同社は、北海道らしさをモチーフにしたオリジナルデザインTシャツを企画し、ご当地商品として道の駅のアンテナショップで販売している。
「コロナ禍で観光客が減少しているにもかかわらず、Tシャツの売上は好調です。今後は、Tシャツのバリエーションをさらに充実させたいと考えています(佐久間社長)」
「人口減少が進み、市場が縮小する傾向にある天塩町にとって、道の駅は地元商品の貴重な販路です。厳しい経営環境にある事業者が多いなかで、天塩共同印刷を一つの成功事例として、道の駅を活用した販路開拓、販売支援などに取り組んでいきたいと考えています(矢野経営指導員)」
令和3年3月、同社はものづくり補助金を活用して、最新型のオンデマンド印刷機と、紙製品を自由な形で切り抜くことができるカッティングプロッターを導入。これにより、シールやステッカーの印刷から加工までを内製化し、細かなニーズに対応できるようになった。
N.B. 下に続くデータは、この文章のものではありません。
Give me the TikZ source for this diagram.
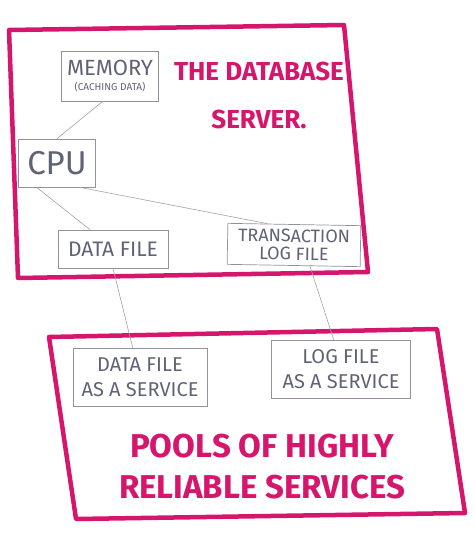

「細かなニーズへの対応を強みに新たな顧客を獲得するとともに、オリジナルステッカーをオリジナルTシャツに次ぐご当地商品として展開し、道の駅で販売しています。印刷業は受注型ビジネスで、お客様からの注文がなければ仕事が発生しません。しかし、Tシャツやステッカーは自社で製造・販売を自発的・戦略的にコントロールできる商品です。受注型と自発型を組み合わせることで、経営の安定を図っていきたいと思います(佐久間社長)」
地域に欠かせない、地域に密着した印刷会社を存続させていくために、これからも様々な挑戦をしていきたいと佐久間社長は語る。